# WRITTEN REQUEST
Pictures aside, repeat every entry exactly.

Plotting code records:
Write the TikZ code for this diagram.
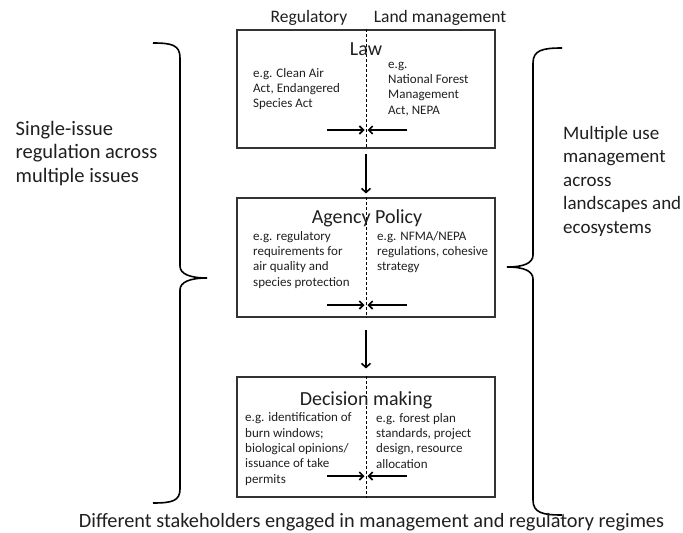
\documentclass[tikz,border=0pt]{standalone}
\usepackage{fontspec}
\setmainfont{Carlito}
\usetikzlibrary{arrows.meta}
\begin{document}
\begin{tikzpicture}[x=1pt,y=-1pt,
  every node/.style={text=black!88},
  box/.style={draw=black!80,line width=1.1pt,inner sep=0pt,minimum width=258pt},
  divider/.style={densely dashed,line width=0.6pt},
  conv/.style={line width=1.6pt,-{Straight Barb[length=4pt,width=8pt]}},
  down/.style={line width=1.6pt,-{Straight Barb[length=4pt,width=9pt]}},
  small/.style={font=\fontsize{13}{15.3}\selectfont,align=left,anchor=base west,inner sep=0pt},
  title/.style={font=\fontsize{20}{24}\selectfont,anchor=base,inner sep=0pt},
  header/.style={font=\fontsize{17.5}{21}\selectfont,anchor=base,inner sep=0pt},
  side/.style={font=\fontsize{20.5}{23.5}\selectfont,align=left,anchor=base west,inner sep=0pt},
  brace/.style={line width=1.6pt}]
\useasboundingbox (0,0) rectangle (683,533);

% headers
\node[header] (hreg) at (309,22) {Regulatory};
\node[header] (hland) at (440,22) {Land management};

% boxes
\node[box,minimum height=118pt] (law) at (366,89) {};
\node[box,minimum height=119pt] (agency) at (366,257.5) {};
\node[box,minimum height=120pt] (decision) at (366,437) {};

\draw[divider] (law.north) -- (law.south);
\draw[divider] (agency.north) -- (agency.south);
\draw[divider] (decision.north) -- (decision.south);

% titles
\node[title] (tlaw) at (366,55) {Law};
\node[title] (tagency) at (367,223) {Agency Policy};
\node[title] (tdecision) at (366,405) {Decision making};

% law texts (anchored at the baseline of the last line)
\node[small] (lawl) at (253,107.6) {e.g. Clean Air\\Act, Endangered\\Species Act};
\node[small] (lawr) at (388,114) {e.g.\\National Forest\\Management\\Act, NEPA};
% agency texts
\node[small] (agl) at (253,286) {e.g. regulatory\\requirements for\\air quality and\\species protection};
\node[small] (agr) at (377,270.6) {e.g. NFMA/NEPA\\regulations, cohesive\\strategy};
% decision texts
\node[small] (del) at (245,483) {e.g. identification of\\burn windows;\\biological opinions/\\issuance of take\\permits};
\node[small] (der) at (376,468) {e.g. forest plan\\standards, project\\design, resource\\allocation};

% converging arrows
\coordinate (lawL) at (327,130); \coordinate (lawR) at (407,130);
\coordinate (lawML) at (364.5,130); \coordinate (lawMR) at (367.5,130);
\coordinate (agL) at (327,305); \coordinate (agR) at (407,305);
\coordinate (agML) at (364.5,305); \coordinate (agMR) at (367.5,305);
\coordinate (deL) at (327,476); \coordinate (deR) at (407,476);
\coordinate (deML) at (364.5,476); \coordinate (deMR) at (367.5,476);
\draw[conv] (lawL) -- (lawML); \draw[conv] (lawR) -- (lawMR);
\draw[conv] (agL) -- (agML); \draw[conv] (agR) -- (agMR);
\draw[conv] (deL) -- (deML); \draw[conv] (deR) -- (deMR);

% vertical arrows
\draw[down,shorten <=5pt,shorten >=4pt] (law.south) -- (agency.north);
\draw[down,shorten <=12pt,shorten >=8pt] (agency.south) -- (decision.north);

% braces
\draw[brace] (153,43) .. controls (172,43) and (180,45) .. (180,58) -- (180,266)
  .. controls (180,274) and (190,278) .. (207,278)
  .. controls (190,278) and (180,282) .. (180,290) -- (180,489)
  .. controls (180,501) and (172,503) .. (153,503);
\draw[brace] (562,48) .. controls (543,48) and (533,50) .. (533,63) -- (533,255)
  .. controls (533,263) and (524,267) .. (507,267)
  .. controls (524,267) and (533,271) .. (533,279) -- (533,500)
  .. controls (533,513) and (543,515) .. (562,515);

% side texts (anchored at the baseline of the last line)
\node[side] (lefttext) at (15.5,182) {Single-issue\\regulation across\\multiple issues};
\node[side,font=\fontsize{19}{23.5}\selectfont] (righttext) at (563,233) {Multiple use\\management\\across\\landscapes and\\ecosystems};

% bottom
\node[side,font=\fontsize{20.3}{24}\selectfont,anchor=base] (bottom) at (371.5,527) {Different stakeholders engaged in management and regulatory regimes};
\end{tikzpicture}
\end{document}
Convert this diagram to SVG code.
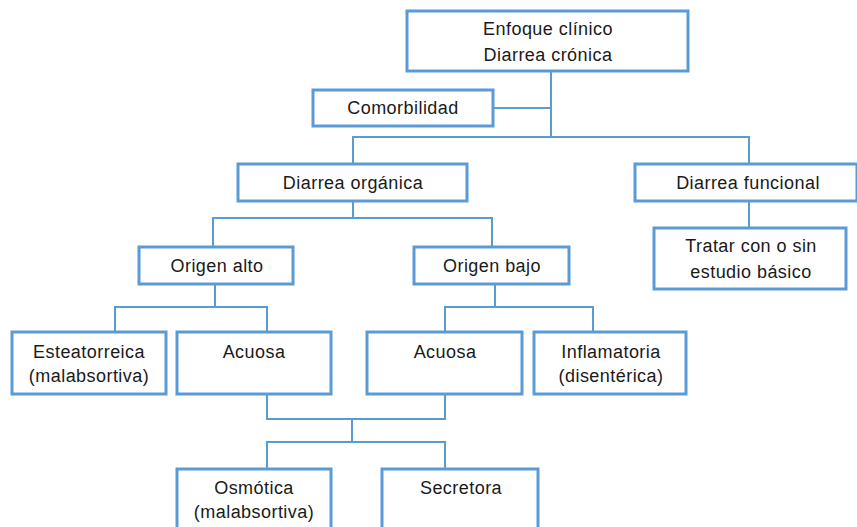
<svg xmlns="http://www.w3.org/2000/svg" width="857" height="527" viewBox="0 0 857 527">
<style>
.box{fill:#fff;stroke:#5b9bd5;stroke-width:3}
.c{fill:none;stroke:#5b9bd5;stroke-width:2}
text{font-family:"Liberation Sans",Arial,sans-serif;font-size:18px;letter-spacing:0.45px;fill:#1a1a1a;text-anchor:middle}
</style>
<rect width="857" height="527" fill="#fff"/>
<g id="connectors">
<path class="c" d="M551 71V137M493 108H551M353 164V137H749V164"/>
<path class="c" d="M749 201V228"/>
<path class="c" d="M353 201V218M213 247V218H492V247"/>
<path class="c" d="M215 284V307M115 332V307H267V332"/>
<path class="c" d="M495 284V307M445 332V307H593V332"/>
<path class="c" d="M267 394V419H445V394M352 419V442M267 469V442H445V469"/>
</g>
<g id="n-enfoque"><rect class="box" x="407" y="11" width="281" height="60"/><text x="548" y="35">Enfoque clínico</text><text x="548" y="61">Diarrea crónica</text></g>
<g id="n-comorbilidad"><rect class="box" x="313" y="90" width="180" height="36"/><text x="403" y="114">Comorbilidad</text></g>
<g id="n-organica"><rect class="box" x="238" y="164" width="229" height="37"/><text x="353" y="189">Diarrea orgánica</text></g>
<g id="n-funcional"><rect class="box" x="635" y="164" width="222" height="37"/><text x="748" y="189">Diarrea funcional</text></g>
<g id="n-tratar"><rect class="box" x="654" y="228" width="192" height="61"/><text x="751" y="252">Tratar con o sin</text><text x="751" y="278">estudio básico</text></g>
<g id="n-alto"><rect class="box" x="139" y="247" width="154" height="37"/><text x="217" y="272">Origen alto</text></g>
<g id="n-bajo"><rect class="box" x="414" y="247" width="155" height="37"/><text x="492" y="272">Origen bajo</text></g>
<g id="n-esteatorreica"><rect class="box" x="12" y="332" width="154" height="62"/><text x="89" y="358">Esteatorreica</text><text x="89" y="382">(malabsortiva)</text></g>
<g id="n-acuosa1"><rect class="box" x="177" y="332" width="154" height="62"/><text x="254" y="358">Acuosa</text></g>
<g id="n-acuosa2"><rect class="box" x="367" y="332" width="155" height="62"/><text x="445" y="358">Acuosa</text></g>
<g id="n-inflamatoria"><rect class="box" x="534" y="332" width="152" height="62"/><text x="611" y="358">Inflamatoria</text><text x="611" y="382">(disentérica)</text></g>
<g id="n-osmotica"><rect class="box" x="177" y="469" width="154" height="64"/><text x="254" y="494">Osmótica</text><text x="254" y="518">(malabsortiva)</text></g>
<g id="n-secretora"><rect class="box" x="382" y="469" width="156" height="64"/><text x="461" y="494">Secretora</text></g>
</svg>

# WRITTEN RESPONSE
Write the TikZ code for this diagram.
\documentclass[tikz,border=0pt]{standalone}
\usepackage{fontspec}
\setmainfont{Carlito}
\usetikzlibrary{arrows.meta}
\begin{document}
\begin{tikzpicture}[x=1pt,y=-1pt,
  every node/.style={text=black!88},
  box/.style={draw=black!80,line width=1.1pt,inner sep=0pt,minimum width=258pt},
  divider/.style={densely dashed,line width=0.6pt},
  conv/.style={line width=1.6pt,-{Straight Barb[length=4pt,width=8pt]}},
  down/.style={line width=1.6pt,-{Straight Barb[length=4pt,width=9pt]}},
  small/.style={font=\fontsize{13}{15.3}\selectfont,align=left,anchor=base west,inner sep=0pt},
  title/.style={font=\fontsize{20}{24}\selectfont,anchor=base,inner sep=0pt},
  header/.style={font=\fontsize{17.5}{21}\selectfont,anchor=base,inner sep=0pt},
  side/.style={font=\fontsize{20.5}{23.5}\selectfont,align=left,anchor=base west,inner sep=0pt},
  brace/.style={line width=1.6pt}]
\useasboundingbox (0,0) rectangle (683,533);

% headers
\node[header] (hreg) at (309,22) {Regulatory};
\node[header] (hland) at (440,22) {Land management};

% boxes
\node[box,minimum height=118pt] (law) at (366,89) {};
\node[box,minimum height=119pt] (agency) at (366,257.5) {};
\node[box,minimum height=120pt] (decision) at (366,437) {};

\draw[divider] (law.north) -- (law.south);
\draw[divider] (agency.north) -- (agency.south);
\draw[divider] (decision.north) -- (decision.south);

% titles
\node[title] (tlaw) at (366,55) {Law};
\node[title] (tagency) at (367,223) {Agency Policy};
\node[title] (tdecision) at (366,405) {Decision making};

% law texts (anchored at the baseline of the last line)
\node[small] (lawl) at (253,107.6) {e.g. Clean Air\\Act, Endangered\\Species Act};
\node[small] (lawr) at (388,114) {e.g.\\National Forest\\Management\\Act, NEPA};
% agency texts
\node[small] (agl) at (253,286) {e.g. regulatory\\requirements for\\air quality and\\species protection};
\node[small] (agr) at (377,270.6) {e.g. NFMA/NEPA\\regulations, cohesive\\strategy};
% decision texts
\node[small] (del) at (245,483) {e.g. identification of\\burn windows;\\biological opinions/\\issuance of take\\permits};
\node[small] (der) at (376,468) {e.g. forest plan\\standards, project\\design, resource\\allocation};

% converging arrows
\coordinate (lawL) at (327,130); \coordinate (lawR) at (407,130);
\coordinate (lawML) at (364.5,130); \coordinate (lawMR) at (367.5,130);
\coordinate (agL) at (327,305); \coordinate (agR) at (407,305);
\coordinate (agML) at (364.5,305); \coordinate (agMR) at (367.5,305);
\coordinate (deL) at (327,476); \coordinate (deR) at (407,476);
\coordinate (deML) at (364.5,476); \coordinate (deMR) at (367.5,476);
\draw[conv] (lawL) -- (lawML); \draw[conv] (lawR) -- (lawMR);
\draw[conv] (agL) -- (agML); \draw[conv] (agR) -- (agMR);
\draw[conv] (deL) -- (deML); \draw[conv] (deR) -- (deMR);

% vertical arrows
\draw[down,shorten <=5pt,shorten >=4pt] (law.south) -- (agency.north);
\draw[down,shorten <=12pt,shorten >=8pt] (agency.south) -- (decision.north);

% braces
\draw[brace] (153,43) .. controls (172,43) and (180,45) .. (180,58) -- (180,266)
  .. controls (180,274) and (190,278) .. (207,278)
  .. controls (190,278) and (180,282) .. (180,290) -- (180,489)
  .. controls (180,501) and (172,503) .. (153,503);
\draw[brace] (562,48) .. controls (543,48) and (533,50) .. (533,63) -- (533,255)
  .. controls (533,263) and (524,267) .. (507,267)
  .. controls (524,267) and (533,271) .. (533,279) -- (533,500)
  .. controls (533,513) and (543,515) .. (562,515);

% side texts (anchored at the baseline of the last line)
\node[side] (lefttext) at (15.5,182) {Single-issue\\regulation across\\multiple issues};
\node[side,font=\fontsize{19}{23.5}\selectfont] (righttext) at (563,233) {Multiple use\\management\\across\\landscapes and\\ecosystems};

% bottom
\node[side,font=\fontsize{20.3}{24}\selectfont,anchor=base] (bottom) at (371.5,527) {Different stakeholders engaged in management and regulatory regimes};
\end{tikzpicture}
\end{document}
Convert this diagram to SVG code.
<svg xmlns="http://www.w3.org/2000/svg" width="857" height="527" viewBox="0 0 857 527">
<style>
.box{fill:#fff;stroke:#5b9bd5;stroke-width:3}
.c{fill:none;stroke:#5b9bd5;stroke-width:2}
text{font-family:"Liberation Sans",Arial,sans-serif;font-size:18px;letter-spacing:0.45px;fill:#1a1a1a;text-anchor:middle}
</style>
<rect width="857" height="527" fill="#fff"/>
<g id="connectors">
<path class="c" d="M551 71V137M493 108H551M353 164V137H749V164"/>
<path class="c" d="M749 201V228"/>
<path class="c" d="M353 201V218M213 247V218H492V247"/>
<path class="c" d="M215 284V307M115 332V307H267V332"/>
<path class="c" d="M495 284V307M445 332V307H593V332"/>
<path class="c" d="M267 394V419H445V394M352 419V442M267 469V442H445V469"/>
</g>
<g id="n-enfoque"><rect class="box" x="407" y="11" width="281" height="60"/><text x="548" y="35">Enfoque clínico</text><text x="548" y="61">Diarrea crónica</text></g>
<g id="n-comorbilidad"><rect class="box" x="313" y="90" width="180" height="36"/><text x="403" y="114">Comorbilidad</text></g>
<g id="n-organica"><rect class="box" x="238" y="164" width="229" height="37"/><text x="353" y="189">Diarrea orgánica</text></g>
<g id="n-funcional"><rect class="box" x="635" y="164" width="222" height="37"/><text x="748" y="189">Diarrea funcional</text></g>
<g id="n-tratar"><rect class="box" x="654" y="228" width="192" height="61"/><text x="751" y="252">Tratar con o sin</text><text x="751" y="278">estudio básico</text></g>
<g id="n-alto"><rect class="box" x="139" y="247" width="154" height="37"/><text x="217" y="272">Origen alto</text></g>
<g id="n-bajo"><rect class="box" x="414" y="247" width="155" height="37"/><text x="492" y="272">Origen bajo</text></g>
<g id="n-esteatorreica"><rect class="box" x="12" y="332" width="154" height="62"/><text x="89" y="358">Esteatorreica</text><text x="89" y="382">(malabsortiva)</text></g>
<g id="n-acuosa1"><rect class="box" x="177" y="332" width="154" height="62"/><text x="254" y="358">Acuosa</text></g>
<g id="n-acuosa2"><rect class="box" x="367" y="332" width="155" height="62"/><text x="445" y="358">Acuosa</text></g>
<g id="n-inflamatoria"><rect class="box" x="534" y="332" width="152" height="62"/><text x="611" y="358">Inflamatoria</text><text x="611" y="382">(disentérica)</text></g>
<g id="n-osmotica"><rect class="box" x="177" y="469" width="154" height="64"/><text x="254" y="494">Osmótica</text><text x="254" y="518">(malabsortiva)</text></g>
<g id="n-secretora"><rect class="box" x="382" y="469" width="156" height="64"/><text x="461" y="494">Secretora</text></g>
</svg>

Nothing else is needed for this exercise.